Incoming Ohio State basketball transfer Seth Towns was detained by police on Friday during a protest in downtown Columbus, according to OSU sports site Eleven Warriors and confirmed by Cleveland.com.

Eleven Warriors posted a video of Towns being handcuffed by law enforcement late on Friday night as he continued to lead fellow protesters in chants.

A photo of Towns being detained could also be seen in an Instagram post from a local Columbus photographer.

The protest in Columbus is just one of many that have popped up around the country in response to the death of George Floyd in Minneapolis police custody.

Towns, who just graduated from Harvard on Thursday with a degree in sociology, was not arrested or charged. According to NBC Sports, Towns was protesting peacefully when the police asked him to move out of the street. He refused, which is when he was handcuffed and detained. Towns was reportedly then moved out of the street by the officers and released.

News of Towns’ detainment surfaced several hours after men’s basketball head coach Chris Holtmann posted his thoughts about Floyd’s death on Twitter.

Holtmann issued a second statement through the program on Saturday afternoon.

Towns, a Columbus native, was the 2017-2018 Ivy League Player of the Year. He’s spent the last two years recovering from several knee surgeries, and has two seasons of eligibility left. According to The Athletic’s Bill Landis, Towns and Holtmann spoke late Friday night.

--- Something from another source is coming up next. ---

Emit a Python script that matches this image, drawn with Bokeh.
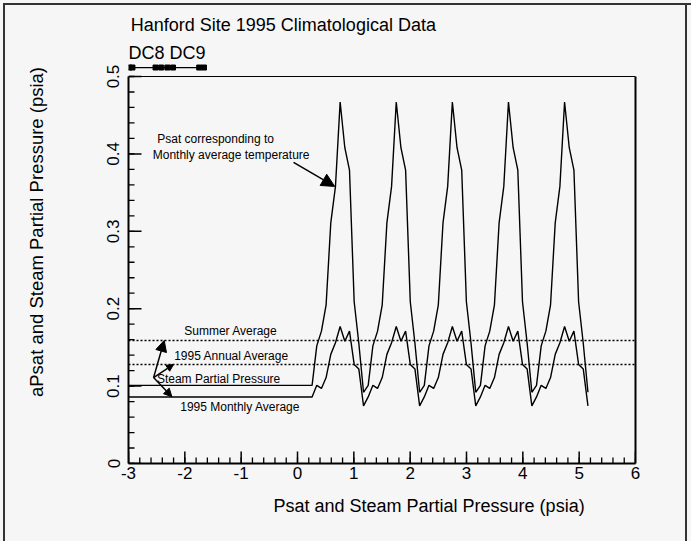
from bokeh.plotting import figure
from bokeh.models import (Range1d, LinearAxis, FixedTicker, Span, Label, Arrow,
                          NormalHead, ColumnDataSource, Title)
from bokeh.embed import file_html
from bokeh.resources import INLINE

# ---------------- data ----------------
# 1995 monthly values (psia), repeated for each simulated year
psat_1995 = [0.101, 0.152, 0.171, 0.205, 0.311, 0.358, 0.467, 0.408, 0.379, 0.209, 0.155, 0.092]
steam_1995 = [0.086, 0.101, 0.097, 0.111, 0.141, 0.156, 0.177, 0.158, 0.171, 0.128, 0.122, 0.0745]
n_years = 5
flat_start = -3.0          # constant initial value from here to the first month
month_start = 0.259        # position of the first monthly point
month_step = 0.083         # spacing of monthly points

summer_avg = 0.159
annual_avg = 0.128

# DC8 / DC9 event markers above the plot
dc_x = [-2.985, -2.93, -2.52, -2.42, -2.31, -2.21, -1.745, -1.66]
dc_level = 0.5116

x_ticks = [-3, -2, -1, 0, 1, 2, 3, 4, 5, 6]
x_tick_labels = ["-3", "-2", "-1", "0", "1", "2", "3", "4", "5", "6"]
y_ticks = [0, 0.1, 0.2, 0.3, 0.4, 0.5]
y_tick_labels = ["0", "0.1", "0.2", "0.3", "0.4", "0.5"]
x_minor = [round(-3 + 0.2 * i, 1) for i in range(46)]
y_minor = [round(0.02 * i, 2) for i in range(26)]

# ---------------- build series ----------------
months_x = [month_start + i * month_step for i in range(12 * n_years)]
psat_y = psat_1995 * n_years
steam_y = steam_1995 * n_years
psat_src = ColumnDataSource(dict(x=[flat_start] + months_x, y=[psat_1995[0]] + psat_y))
steam_src = ColumnDataSource(dict(x=[flat_start] + months_x, y=[steam_1995[0]] + steam_y))
dc_src = ColumnDataSource(dict(x=dc_x, y=[dc_level] * len(dc_x)))

BG = "#f6f6f6"
FONT = "Liberation Sans"
W, H = 691, 541
ML, MR, MB = 128, 56, 78
Y_TOP = 0.5982
x0, x1 = -3, 6
px_x = (W - ML - MR) / (x1 - x0)       # pixels per x unit
px_y = (H - MB) / Y_TOP                # pixels per y unit

p = figure(width=W, height=H, x_range=Range1d(x0, x1), y_range=Range1d(0, Y_TOP),
           output_backend="svg", toolbar_location=None,
           min_border_left=ML, min_border_right=MR, min_border_top=0, min_border_bottom=MB,
           background_fill_color=None, border_fill_color=None, outline_line_color=None,
           styles={"background-color": BG,
                   "box-shadow": ("inset 3px 3px 0 0 #f6f6f6, inset 5px 5px 0 0 #333333, "
                                  "inset -4px 0 0 0 #f6f6f6, inset -6px 0 0 0 #333333")})
p.grid.visible = False

xa = p.xaxis[0]
xa.ticker = FixedTicker(ticks=x_ticks)
xa.major_label_overrides = dict(zip(x_ticks, x_tick_labels))
xa.bounds = (x0, x1)
ya = p.yaxis[0]
ya.ticker = FixedTicker(ticks=y_ticks)
ya.major_label_overrides = dict(zip(y_ticks, y_tick_labels))
ya.bounds = (0, 0.5)
ya.major_label_orientation = "vertical"
for ax in (xa, ya):
    ax.axis_line_width = 2
    ax.axis_line_color = "black"
    ax.major_tick_in = 0
    ax.major_tick_out = 0
    ax.minor_tick_in = 0
    ax.minor_tick_out = 0
    ax.major_tick_line_color = None
    ax.minor_tick_line_color = None
    ax.major_label_text_font = FONT
    ax.major_label_text_font_size = "17px"
    ax.major_label_text_color = "black"
xa.major_label_standoff = 3
ya.major_label_standoff = 9

# outer axis that only carries the y title
ylab = LinearAxis(axis_label="aPsat and Steam Partial Pressure (psia)",
                  bounds=(0.008, Y_TOP),
                  ticker=FixedTicker(ticks=[]), axis_line_color=None,
                  major_tick_line_color=None, minor_tick_line_color=None,
                  major_tick_in=0, major_tick_out=0, minor_tick_in=0, minor_tick_out=0,
                  major_label_standoff=0, major_label_text_color=None,
                  axis_label_standoff=58, axis_label_text_font=FONT,
                  axis_label_text_font_size="18.5px", axis_label_text_font_style="normal",
                  axis_label_text_color="black")
p.add_layout(ylab, "left")

# right frame border
ra = LinearAxis(bounds=(0, 0.5), ticker=FixedTicker(ticks=[]), axis_line_width=2,
                axis_line_color="black", major_tick_line_color=None,
                minor_tick_line_color=None, major_label_text_color=None)
p.add_layout(ra, "right")

# x title
p.add_layout(Title(text="Psat and Steam Partial Pressure (psia)", align="left", offset=145,
                   vertical_align="top", standoff=28, text_font=FONT,
                   text_font_size="18px", text_font_style="normal", text_color="black"),
             "below")

# inward tick marks
maj_len_x, min_len_x = 12 / px_y, 6 / px_y
maj_len_y, min_len_y = 13 / px_x, 6 / px_x
p.segment(x0=x_ticks, y0=[0] * len(x_ticks), x1=x_ticks, y1=[maj_len_x] * len(x_ticks),
          line_color="black", line_width=1.5)
p.segment(x0=x_minor, y0=[0] * len(x_minor), x1=x_minor, y1=[min_len_x] * len(x_minor),
          line_color="black", line_width=1.3)
p.segment(x0=[x0] * len(y_ticks), y0=y_ticks, x1=[x0 + maj_len_y] * len(y_ticks), y1=y_ticks,
          line_color="black", line_width=1.5)
p.segment(x0=[x0] * len(y_minor), y0=y_minor, x1=[x0 + min_len_y] * len(y_minor), y1=y_minor,
          line_color="black", line_width=1.3)

# frame top border and average lines
p.add_layout(Span(location=0.5, dimension="width", line_color="black", line_width=1.2))
for lvl in (summer_avg, annual_avg):
    p.add_layout(Span(location=lvl, dimension="width", line_color="black",
                      line_width=1.5, line_dash="2 2"))

p.line("x", "y", source=psat_src, line_color="black", line_width=1.4)
p.line("x", "y", source=steam_src, line_color="black", line_width=1.4)

p.line("x", "y", source=dc_src, line_color="black", line_width=1.3)
p.scatter("x", "y", source=dc_src, marker="square", size=5, fill_color="black",
          line_color="black")

def lab(text, x, y, size="12px", align="left", baseline="middle"):
    p.add_layout(Label(x=x, y=y, text=text, text_font=FONT, text_font_size=size,
                       text_align=align, text_baseline=baseline, text_color="black"))

lab("Hanford Site 1995 Climatological Data", -2.96, 0.5666, size="18px", baseline="alphabetic")
lab("DC8 DC9", -3.0, 0.5298, size="18px", baseline="alphabetic")

lab("Psat corresponding to", -2.49, 0.4192)
lab("Monthly average temperature", -2.57, 0.3992)
lab("Summer Average", -2.011, 0.1714)
lab("1995 Annual Average", -2.189, 0.1393)
lab("Steam Partial Pressure", -2.496, 0.1098)
lab("1995 Monthly Average", -2.082, 0.0724)

def arrow(xs, ys, xe, ye, size):
    p.add_layout(Arrow(end=NormalHead(size=size, fill_color="black", line_color="black"),
                       x_start=xs, y_start=ys, x_end=xe, y_end=ye,
                       line_color="black", line_width=1.5))

arrow(-0.07, 0.389, 0.66, 0.358, 13)
arrow(-2.555, 0.111, -2.366, 0.159, 11)
arrow(-2.555, 0.111, -2.2, 0.128, 7)
arrow(-2.555, 0.111, -2.23, 0.0863, 8)

open("out.html", "w").write(file_html(p, INLINE))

On Saturday afternoon, the Twitter account for the Harvard men’s basketball team tweeted a supportive statement from Towns’ former coach, Tommy Amaker.

Towns has no regrets

Towns went on ESPN early on Sunday morning, and said he had no regrets about anything that happened.

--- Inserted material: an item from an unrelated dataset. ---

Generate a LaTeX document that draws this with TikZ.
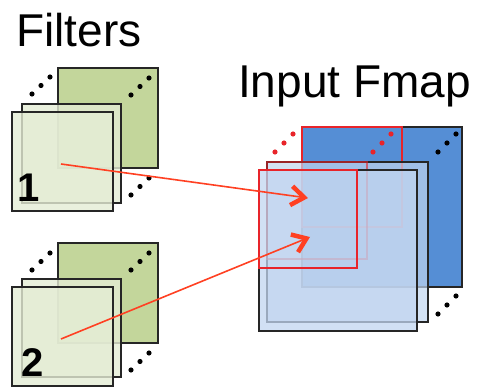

He said he was protesting “like everyone else” when police suddenly grabbed him and put him in the back of a police van. 

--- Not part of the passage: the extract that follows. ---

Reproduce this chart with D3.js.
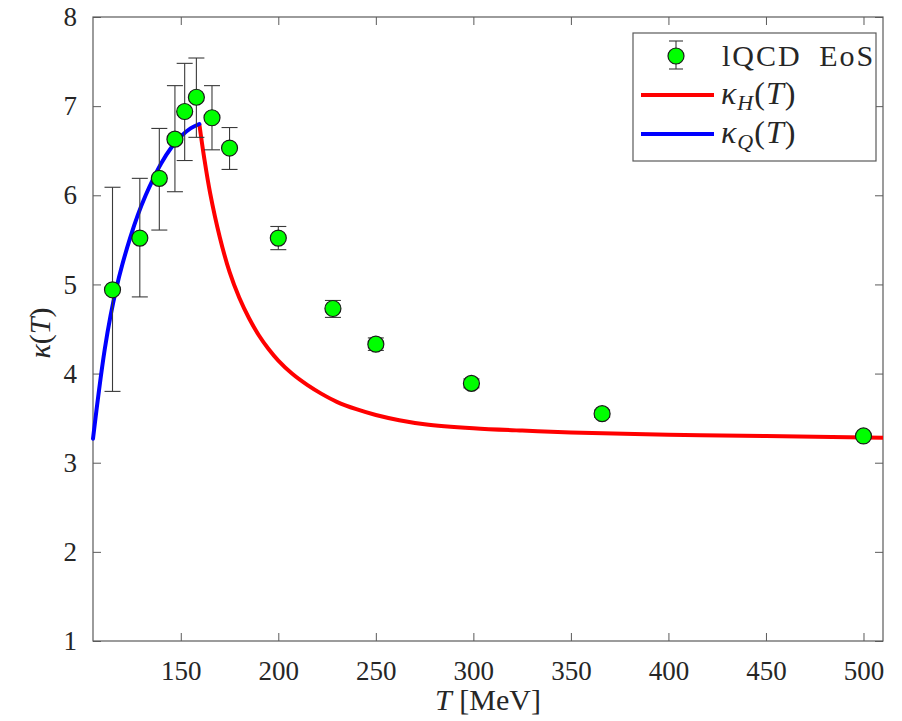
<!DOCTYPE html>
<html>
<head>
<meta charset="utf-8">
<script src="https://cdn.jsdelivr.net/npm/d3@7"></script>
<style>
  body { margin: 0; background: #fff; }
  text { font-family: "Liberation Serif", "Times New Roman", serif; fill: #262626; }
</style>
</head>
<body>
<script>
// lattice QCD points
var temps = [115, 129, 139, 147, 152, 158, 166, 175, 200, 228, 250, 299, 366, 500];
var kappa = [4.94, 5.52, 6.19, 6.63, 6.94, 7.10, 6.87, 6.53, 5.52, 4.73, 4.33, 3.89, 3.55, 3.30];
var errHi = [6.09, 6.19, 6.75, 7.23, 7.48, 7.54, 7.23, 6.76, 5.65, 4.82, 4.40, 3.94, 3.59, 3.32];
var errLo = [3.80, 4.86, 5.61, 6.04, 6.39, 6.65, 6.51, 6.29, 5.39, 4.63, 4.26, 3.84, 3.51, 3.28];

// kappa_Q(T)
var qT = [105, 108, 111, 114, 117, 120, 124, 128, 132, 136, 140, 145, 150, 155, 159.5];
var qK = [3.27, 3.80, 4.27, 4.65, 4.96, 5.22, 5.52, 5.78, 6.00, 6.19, 6.36, 6.53, 6.66, 6.75, 6.80];

// kappa_H(T)
var hT = [159.5, 162, 165, 170, 175, 180, 185, 190, 195, 200, 207, 215, 222, 230, 240, 250, 262, 275, 300, 325, 350, 400, 450, 510];
var hK = [6.80, 6.42, 6.03, 5.53, 5.14, 4.85, 4.62, 4.43, 4.275, 4.145, 4.00, 3.87, 3.775, 3.683, 3.60, 3.535, 3.477, 3.432, 3.387, 3.36, 3.34, 3.315, 3.30, 3.28];

var xTicks = [150, 200, 250, 300, 350, 400, 450, 500];
var yTicks = [1, 2, 3, 4, 5, 6, 7, 8];

var width = 902, height = 721;
var pL = 93, pR = 883, pT = 17, pB = 641;

var svg = d3.select("body").append("svg")
    .attr("width", width)
    .attr("height", height);

var x = d3.scaleLinear().domain([105, 510]).range([pL, pR]);
var y = d3.scaleLinear().domain([1, 8]).range([pB, pT]);

var axisColor = "#5a5a5a";

// ticks on all four sides, pointing inward
var tl = 8;
function styleText(g) {
  g.selectAll("text")
    .attr("font-size", 27)
    .attr("font-family", null)
    .attr("fill", "#262626");
}
svg.append("g").attr("transform", "translate(0," + pB + ")")
  .call(d3.axisBottom(x).tickValues(xTicks).tickSizeInner(-tl).tickSizeOuter(0).tickPadding(13))
  .call(function (g) {
    g.attr("font-family", null);
    g.select(".domain").remove();
    g.selectAll("line").attr("stroke", axisColor);
    styleText(g);
    g.selectAll("text").attr("dy", "0.95em");
  });
svg.append("g").attr("transform", "translate(0," + pT + ")")
  .call(d3.axisTop(x).tickValues(xTicks).tickSizeInner(-tl).tickSizeOuter(0).tickFormat(""))
  .call(function (g) { g.select(".domain").remove(); g.selectAll("line").attr("stroke", axisColor); });
svg.append("g").attr("transform", "translate(" + pL + ",0)")
  .call(d3.axisLeft(y).tickValues(yTicks).tickFormat(d3.format("d")).tickSizeInner(-tl).tickSizeOuter(0).tickPadding(16))
  .call(function (g) {
    g.attr("font-family", null);
    g.select(".domain").remove();
    g.selectAll("line").attr("stroke", axisColor);
    styleText(g);
  });
svg.append("g").attr("transform", "translate(" + pR + ",0)")
  .call(d3.axisRight(y).tickValues(yTicks).tickSizeInner(-tl).tickSizeOuter(0).tickFormat(""))
  .call(function (g) { g.select(".domain").remove(); g.selectAll("line").attr("stroke", axisColor); });

svg.append("rect")
  .attr("x", pL).attr("y", pT)
  .attr("width", pR - pL).attr("height", pB - pT)
  .attr("fill", "none").attr("stroke", axisColor).attr("stroke-width", 1.2);

// curves
var line = d3.line().curve(d3.curveCatmullRom.alpha(0.5))
  .x(function (d) { return x(d[0]); })
  .y(function (d) { return y(d[1]); });

svg.append("path")
  .datum(d3.zip(hT, hK))
  .attr("d", line)
  .attr("fill", "none").attr("stroke", "#ff0000").attr("stroke-width", 4);

svg.append("path")
  .datum(d3.zip(qT, qK))
  .attr("d", line)
  .attr("fill", "none").attr("stroke", "#0000ff").attr("stroke-width", 4)
  .attr("stroke-linecap", "round");

// error bars
var pts = temps.map(function (t, i) { return { t: t, k: kappa[i], hi: errHi[i], lo: errLo[i] }; });
var cap = 8;
var eb = svg.append("g").attr("stroke", "#3a3a3a").attr("stroke-width", 1.1);
pts.forEach(function (d) {
  eb.append("line").attr("x1", x(d.t)).attr("x2", x(d.t)).attr("y1", y(d.hi)).attr("y2", y(d.lo));
  eb.append("line").attr("x1", x(d.t) - cap).attr("x2", x(d.t) + cap).attr("y1", y(d.hi)).attr("y2", y(d.hi));
  eb.append("line").attr("x1", x(d.t) - cap).attr("x2", x(d.t) + cap).attr("y1", y(d.lo)).attr("y2", y(d.lo));
});

svg.selectAll("circle.pt")
  .data(pts)
  .enter().append("circle")
  .attr("class", "pt")
  .attr("cx", function (d) { return x(d.t); })
  .attr("cy", function (d) { return y(d.k); })
  .attr("r", 8)
  .attr("fill", "#00ff00")
  .attr("stroke", "#1a1a1a")
  .attr("stroke-width", 1.2);

// axis labels
var xl = svg.append("text")
  .attr("x", 488).attr("y", 710)
  .attr("text-anchor", "middle")
  .attr("font-size", 30);
xl.append("tspan").attr("font-style", "italic").text("T");
xl.append("tspan").text(" [MeV]");

var yl = svg.append("text")
  .attr("transform", "translate(50,333) rotate(-90)")
  .attr("text-anchor", "middle")
  .attr("font-size", 30);
yl.append("tspan").attr("font-style", "italic").text("κ");
yl.append("tspan").text("(");
yl.append("tspan").attr("font-style", "italic").text("T");
yl.append("tspan").text(")");

// legend
var lg = svg.append("g");
lg.append("rect")
  .attr("x", 633).attr("y", 33).attr("width", 243).attr("height", 128)
  .attr("fill", "#fff").attr("stroke", axisColor).attr("stroke-width", 1.2);

lg.append("line").attr("x1", 676).attr("x2", 676).attr("y1", 41).attr("y2", 69)
  .attr("stroke", "#3a3a3a").attr("stroke-width", 1.1);
lg.append("line").attr("x1", 669).attr("x2", 683).attr("y1", 41).attr("y2", 41)
  .attr("stroke", "#3a3a3a").attr("stroke-width", 1.1);
lg.append("line").attr("x1", 669).attr("x2", 683).attr("y1", 69).attr("y2", 69)
  .attr("stroke", "#3a3a3a").attr("stroke-width", 1.1);
lg.append("circle").attr("cx", 676).attr("cy", 56).attr("r", 8)
  .attr("fill", "#00ff00").attr("stroke", "#1a1a1a").attr("stroke-width", 1.2);
lg.append("text").attr("x", 722).attr("y", 66).attr("font-size", 30)
  .attr("word-spacing", 8).attr("letter-spacing", 2).text("lQCD EoS");

lg.append("line").attr("x1", 641).attr("x2", 714).attr("y1", 95).attr("y2", 95)
  .attr("stroke", "#ff0000").attr("stroke-width", 4);
var t1 = lg.append("text").attr("x", 721).attr("y", 104).attr("font-size", 32).attr("letter-spacing", 1);
t1.append("tspan").attr("font-style", "italic").text("κ");
t1.append("tspan").attr("font-style", "italic").attr("font-size", 22).attr("dy", 6).text("H");
t1.append("tspan").attr("dy", -6).text("(");
t1.append("tspan").attr("font-style", "italic").text("T");
t1.append("tspan").text(")");

lg.append("line").attr("x1", 641).attr("x2", 714).attr("y1", 134).attr("y2", 134)
  .attr("stroke", "#0000ff").attr("stroke-width", 4);
var t2 = lg.append("text").attr("x", 721).attr("y", 143).attr("font-size", 32).attr("letter-spacing", 1);
t2.append("tspan").attr("font-style", "italic").text("κ");
t2.append("tspan").attr("font-style", "italic").attr("font-size", 22).attr("dy", 6).text("Q");
t2.append("tspan").attr("dy", -6).text("(");
t2.append("tspan").attr("font-style", "italic").text("T");
t2.append("tspan").text(")");
</script>
</body>
</html>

“We have to be true to who we are and our voices,” Towns said on ESPN, via the Columbus Dispatch. “We have to use those voices to impact people, and there is a huge dilemma in this country right now that needs to be addressed and I won’t shut up. I won’t stop. I will continue to use my voice to speak out for the people who are unheard, and that’s what I did.

“A voice is so important, and when I say voice I’m not talking about speaking, per se. I’m talking about actions. I’m talking about going out and protesting and doing your duty as a member of this democracy.”

There were two big things that Towns said he noticed once he was handcuffed and placed inside the back of a police van.

“One, the solidarity I felt, the pain I felt amongst all the other protestors,” Towns said on ESPN, via the Dispatch. “There was no malice involved. They were just out there expressing their pain and demanding justice, which again, is their duty. The second thing, looking in the eyes of those police officers, each one standing on the front line. To many, it was just another day on the job and they felt no remorse. They felt no empathy, no sympathy for the people who are struggling out there, painfully protesting.

“And then the others who are also very scared. You could tell. You can look in their eyes and tell. There were many police officers who did not want to be there.”